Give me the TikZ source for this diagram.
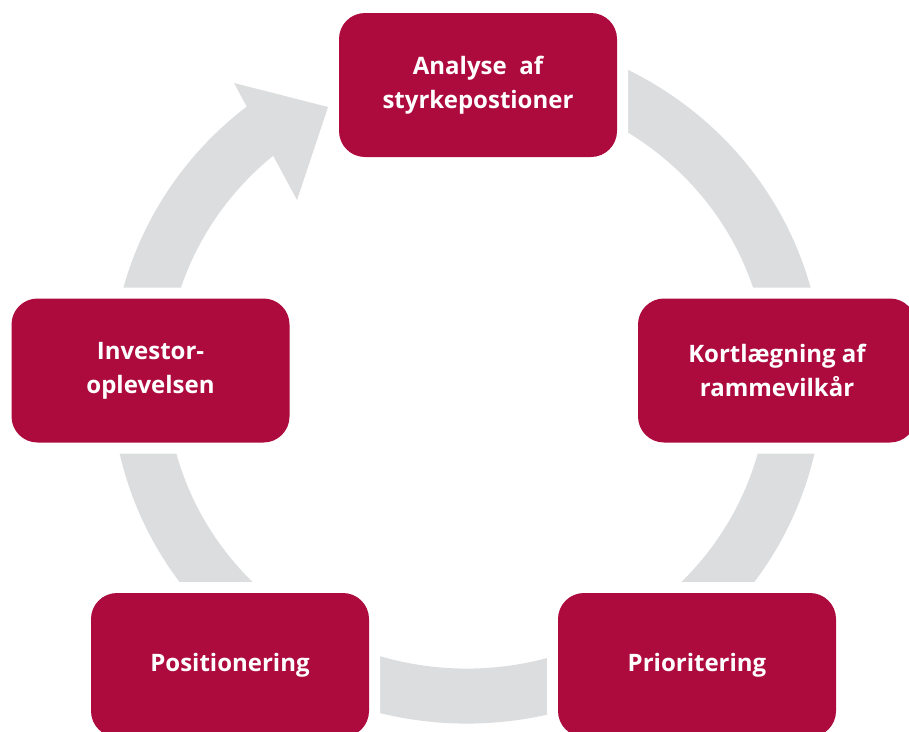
\documentclass[tikz,border=0pt]{standalone}
\usepackage{fontspec}
\setmainfont{Open Sans}
\usepackage{tikz}
\usepackage{xcolor}
\definecolor{crimson}{RGB}{173,11,62}
\definecolor{ringgray}{RGB}{220,221,222}
\tikzstyle{stage} = [rectangle,rounded corners=26pt,fill=crimson,minimum width=278pt,minimum height=144pt,
  preaction={draw=white,line width=22pt},text=white,align=center,
  font=\fontsize{24}{34}\selectfont\bfseries]
\tikzstyle{ring} = [draw=ringgray,line width=55pt]

\begin{document}
\begin{tikzpicture}[x=1pt,y=-1pt]
  \useasboundingbox (0,0) rectangle (909,731);
  \coordinate (c) at (467,378);
  % grey cycle, open between the arrow head and the first stage
  \draw[ring] (c) ++(255:328.5 and 318) arc[start angle=255,end angle=592,x radius=328.5,y radius=318];
  \coordinate (head-a) at (234,83);
  \coordinate (head-tip) at (328,107);
  \coordinate (head-b) at (297,200);
  \fill[ringgray] (head-a) -- (head-tip) -- (head-b) -- cycle;

  \node[stage] (analyse) at (478,85) {Analyse~~af\\styrkepostioner};
  \node[stage] (kort) at (777,370.5) {Kortlægning af\\rammevilkår};
  \node[stage] (prio) at (697,665) {Prioritering};
  \node[stage] (pos) at (230,665) {Positionering};
  \node[stage] (invest) at (150.5,370.5) {Investor-\\oplevelsen};
\end{tikzpicture}
\end{document}
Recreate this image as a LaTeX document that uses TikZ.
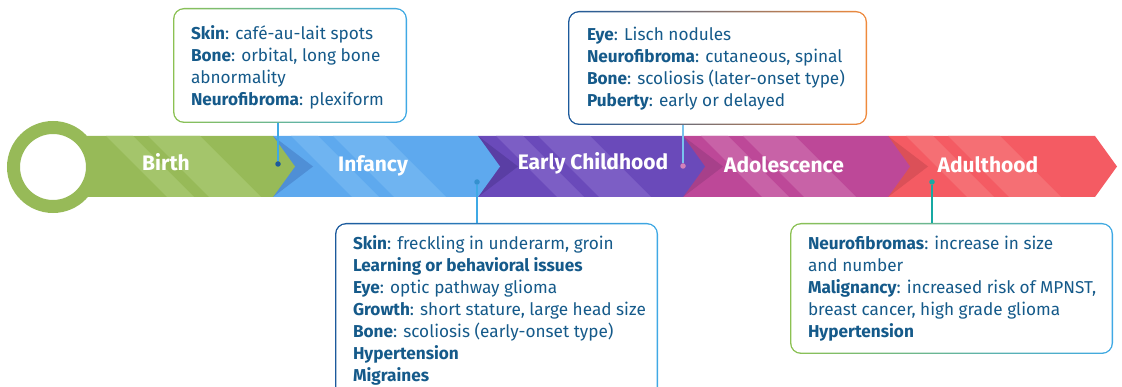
\documentclass[tikz,border=0pt]{standalone}
\usepackage{fontspec}
\setmainfont{Fira Sans}
\usetikzlibrary{positioning}

\definecolor{grnA}{HTML}{97BA58}\definecolor{grnB}{HTML}{A4C56B}\definecolor{grnD}{HTML}{86A84B}
\definecolor{bluA}{HTML}{5EA9EE}\definecolor{bluB}{HTML}{6FB4F1}\definecolor{bluD}{HTML}{4F8FD6}
\definecolor{purA}{HTML}{6A4ABA}\definecolor{purB}{HTML}{7C5EC5}\definecolor{purD}{HTML}{5A3EA4}
\definecolor{magA}{HTML}{BD4898}\definecolor{magB}{HTML}{C862A7}\definecolor{magD}{HTML}{A7408A}
\definecolor{redA}{HTML}{F45B63}\definecolor{redB}{HTML}{F56F74}\definecolor{redD}{HTML}{DB5058}
\definecolor{ink}{HTML}{155A8A}
\definecolor{leaf}{HTML}{8CC152}\definecolor{sky}{HTML}{3FA9E5}\definecolor{navy}{HTML}{1C5A9C}
\definecolor{amber}{HTML}{F08A3C}\definecolor{teal}{HTML}{17A9A3}

\begin{document}
\begin{tikzpicture}[x=1pt, y=-1pt,
  box/.style={rounded corners=11pt, inner sep=0pt,
    path picture={\fill[white, rounded corners=9.6pt]
      ([shift={(1.4pt,-1.4pt)}]path picture bounding box.north west) rectangle
      ([shift={(-1.4pt,1.4pt)}]path picture bounding box.south east);}},
  txt/.style={anchor=north west, inner sep=0pt, align=left, text=ink, font=\fontsize{17.2}{22}\selectfont},
  seg/.style={text=white, font=\fontsize{21}{24}\selectfont\bfseries},
  dot/.style={circle, inner sep=0pt, minimum size=5.5pt},
  link/.style={line width=1.4pt}]
\useasboundingbox (0,0) rectangle (1122,387);

% timeline band, right to left so each tip lies on the next segment
\foreach \s/\e/\o/\base/\lite/\shad in {888/1095/906/redA/redB/redD, 683/888/701/magA/magB/magD,
    478/683/496/purA/purB/purD, 273/478/291/bluA/bluB/bluD, 53/273/106/grnA/grnB/grnD} {
  \fill[\base] (\s,136) -- (\e,136) -- ({\e+22},166.5) -- (\e,197) -- (\s,197) -- cycle;
  \begin{scope}
    \clip (\s,136) -- (\e,136) -- ({\e+22},166.5) -- (\e,197) -- (\s,197) -- cycle;
    \fill[\lite] (\o,136) -- ({\o+27},136) -- ({\o+88},197) -- ({\o+61},197) -- cycle;
    \fill[\lite] ({\o+42},136) -- ({\o+94},136) -- ({\o+155},197) -- ({\o+103},197) -- cycle;
  \end{scope}
  \fill[\shad] (\s,136) -- ({\s+40},166.5) -- (\s,197) -- cycle;
}
\node[circle, draw=grnA, fill=white, line width=13pt, minimum size=79pt] (ring) at (53,167) {};

\node[seg] (birth) at (166,162) {Birth};
\node[seg] (infancy) at (373,166) {Infancy};
\node[seg] (early) at (593,163) {Early Childhood};
\node[seg] (adol) at (784,165) {Adolescence};
\node[seg] (adult) at (988,165) {Adulthood};

% boxes
\node[box, left color=leaf, right color=sky, minimum width=234pt, minimum height=115pt] (b1) at (290,65.5) {};
\node[txt] (t1) at ([xshift=18pt, yshift=-17.6pt]b1.north west)
  {\textbf{Skin}: café-au-lait spots\\\textbf{Bone}: orbital, long bone\\abnormality\\\textbf{Neurofibroma}: plexiform};
\node[box, left color=navy, middle color=sky, right color=amber, minimum width=299pt, minimum height=114pt] (b2) at (717.5,68) {};
\node[txt] (t2) at ([xshift=19pt, yshift=-15.6pt]b2.north west)
  {\textbf{Eye}: Lisch nodules\\\textbf{Neurofibroma}: cutaneous, spinal\\\textbf{Bone}: scoliosis (later-onset type)\\\textbf{Puberty}: early or delayed};
\node[box, left color=navy, right color=sky, minimum width=323pt, minimum height=175pt] (b3) at (496.5,310.5) {};
\node[txt] (t3) at ([xshift=18pt, yshift=-12.6pt]b3.north west)
  {\textbf{Skin}: freckling in underarm, groin\\\textbf{Learning or behavioral issues}\\\textbf{Eye}: optic pathway glioma\\\textbf{Growth}: short stature, large head size\\\textbf{Bone}: scoliosis (early-onset type)\\\textbf{Hypertension}\\\textbf{Migraines}};
\node[box, left color=leaf, right color=sky, minimum width=323pt, minimum height=131pt] (b4) at (951.5,288.5) {};
\node[txt] (t4) at ([xshift=18pt, yshift=-12.6pt]b4.north west)
  {\textbf{Neurofibromas}: increase in size\\and number\\\textbf{Malignancy}: increased risk of MPNST,\\breast cancer, high grade glioma\\\textbf{Hypertension}};

% connectors
\node[dot, fill=navy] (d1) at (278,164) {};
\node[dot, fill=magB!80!white] (d2) at (683,166) {};
\node[dot, fill=sky!70!navy] (d3) at (477,182) {};
\node[dot, fill=teal] (d4) at (932,182) {};
\draw[link, sky] (b1.south -| d1) -- (d1);
\draw[link, sky!70!white] (b2.south -| d2) -- (d2);
\draw[link, sky] (d3) -- (b3.north -| d3);
\draw[link, teal] (d4) -- (b4.north -| d4);
\end{tikzpicture}
\end{document}
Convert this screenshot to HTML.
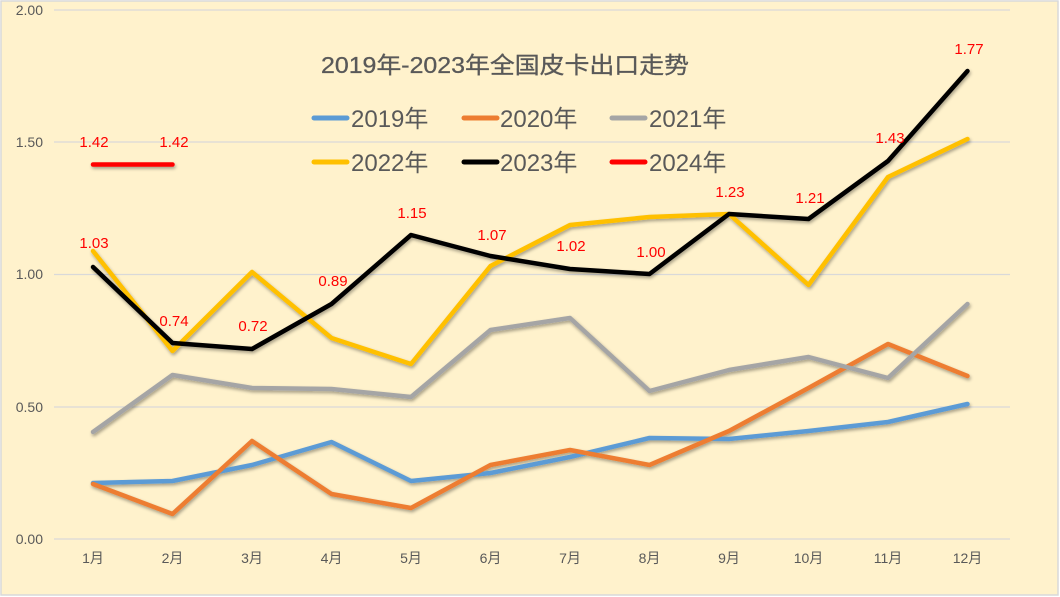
<!DOCTYPE html>
<html><head><meta charset="utf-8"><style>
body{margin:0;background:#fff}
svg{display:block;font-family:"Liberation Sans","Noto Sans CJK SC",sans-serif}
</style></head><body>
<svg width="1060" height="597" viewBox="0 0 1060 597">
<defs><filter id="sh" x="-5%" y="-5%" width="110%" height="120%"><feDropShadow dx="1" dy="2" stdDeviation="1.5" flood-color="#000" flood-opacity="0.35"/></filter></defs>
<rect x="1" y="1" width="1057" height="594" fill="#FFF2CC" stroke="#d9d9d9" stroke-width="1.5"/>
<g stroke="#d9d9d9" stroke-width="1.2">
<line x1="54" x2="1010" y1="10" y2="10"/><line x1="54" x2="1010" y1="142" y2="142"/><line x1="54" x2="1010" y1="274.5" y2="274.5"/><line x1="54" x2="1010" y1="407" y2="407"/><line x1="54" x2="1010" y1="539" y2="539"/>
</g>
<g fill="#595959" font-size="14" text-anchor="end">
<text x="43" y="15">2.00</text><text x="43" y="147">1.50</text><text x="43" y="279">1.00</text><text x="43" y="412">0.50</text><text x="43" y="544">0.00</text>
</g>
<g fill="#595959" font-size="14" text-anchor="middle">
<text x="93" y="563">1月</text><text x="172.5" y="563">2月</text><text x="252" y="563">3月</text><text x="331.5" y="563">4月</text><text x="411" y="563">5月</text><text x="490.5" y="563">6月</text><text x="570" y="563">7月</text><text x="649.5" y="563">8月</text><text x="729" y="563">9月</text><text x="808.5" y="563">10月</text><text x="888" y="563">11月</text><text x="967.5" y="563">12月</text>
</g>
<text x="505" y="73" text-anchor="middle" font-size="23" fill="#595959" stroke="#595959" stroke-width="0.3" textLength="368" lengthAdjust="spacingAndGlyphs">2019年-2023年全国皮卡出口走势</text>
<g font-size="24" fill="#595959" stroke-linecap="round" stroke-width="5">
<line x1="314" x2="347" y1="118" y2="118" stroke="#5B9BD5"/><text x="351" y="127">2019年</text>
<line x1="464" x2="497" y1="118" y2="118" stroke="#ED7D31"/><text x="500" y="127">2020年</text>
<line x1="612" x2="645" y1="118" y2="118" stroke="#A5A5A5"/><text x="649" y="127">2021年</text>
<line x1="314" x2="347" y1="162" y2="162" stroke="#FFC000"/><text x="351" y="171">2022年</text>
<line x1="464" x2="497" y1="162" y2="162" stroke="#000"/><text x="500" y="171">2023年</text>
<line x1="612" x2="645" y1="162" y2="162" stroke="#FF0000"/><text x="649" y="171">2024年</text>
</g>
<g fill="none" stroke-width="4.5" stroke-linejoin="round" stroke-linecap="round" filter="url(#sh)">
<polyline stroke="#5B9BD5" points="93,483 172.5,481 252,465 331.5,442 411,481 490.5,473 570,457 649.5,438 729,439 808.5,431 888,422 967.5,404"/>
<polyline stroke="#ED7D31" points="93,484 172.5,514 252,441 331.5,494 411,508 490.5,465 570,450 649.5,465 729,431 808.5,388 888,344 967.5,376"/>
<polyline stroke="#A5A5A5" points="93,432 172.5,375 252,388 331.5,389 411,397 490.5,330 570,318 649.5,391 729,370 808.5,357 888,378 967.5,304"/>
<polyline stroke="#FFC000" points="93,251 172.5,351 252,272 331.5,338 411,364 490.5,266 570,225 649.5,217 729,214 808.5,285 888,177 967.5,139"/>
<polyline stroke="#000" points="93,267 172.5,343 252,349 331.5,304 411,235 490.5,256 570,269 649.5,274 729,214 808.5,219 888,161 967.5,71"/>
<polyline stroke="#FF0000" points="93,164.5 172.5,164.5"/>
</g>
<g fill="#FF0000" font-size="15" text-anchor="middle">
<text x="94" y="147">1.42</text><text x="174" y="147">1.42</text>
<text x="94" y="248">1.03</text><text x="174" y="326">0.74</text><text x="253" y="331">0.72</text><text x="333" y="286">0.89</text><text x="412" y="218">1.15</text><text x="492" y="240">1.07</text><text x="571" y="251">1.02</text><text x="651" y="257">1.00</text><text x="730" y="197">1.23</text><text x="810" y="203">1.21</text><text x="890" y="143">1.43</text><text x="969" y="54">1.77</text>
</g>
</svg>
</body></html>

**EXERCISE TASK:** Repeat only what runs from the first line of the records above to the line with "(head-b) -- cycle;", both included, word for word, minus the pictures.

**EXERCISE OUTPUT:**
Give me the TikZ source for this diagram.
\documentclass[tikz,border=0pt]{standalone}
\usepackage{fontspec}
\setmainfont{Open Sans}
\usepackage{tikz}
\usepackage{xcolor}
\definecolor{crimson}{RGB}{173,11,62}
\definecolor{ringgray}{RGB}{220,221,222}
\tikzstyle{stage} = [rectangle,rounded corners=26pt,fill=crimson,minimum width=278pt,minimum height=144pt,
  preaction={draw=white,line width=22pt},text=white,align=center,
  font=\fontsize{24}{34}\selectfont\bfseries]
\tikzstyle{ring} = [draw=ringgray,line width=55pt]

\begin{document}
\begin{tikzpicture}[x=1pt,y=-1pt]
  \useasboundingbox (0,0) rectangle (909,731);
  \coordinate (c) at (467,378);
  % grey cycle, open between the arrow head and the first stage
  \draw[ring] (c) ++(255:328.5 and 318) arc[start angle=255,end angle=592,x radius=328.5,y radius=318];
  \coordinate (head-a) at (234,83);
  \coordinate (head-tip) at (328,107);
  \coordinate (head-b) at (297,200);
  \fill[ringgray] (head-a) -- (head-tip) -- (head-b) -- cycle;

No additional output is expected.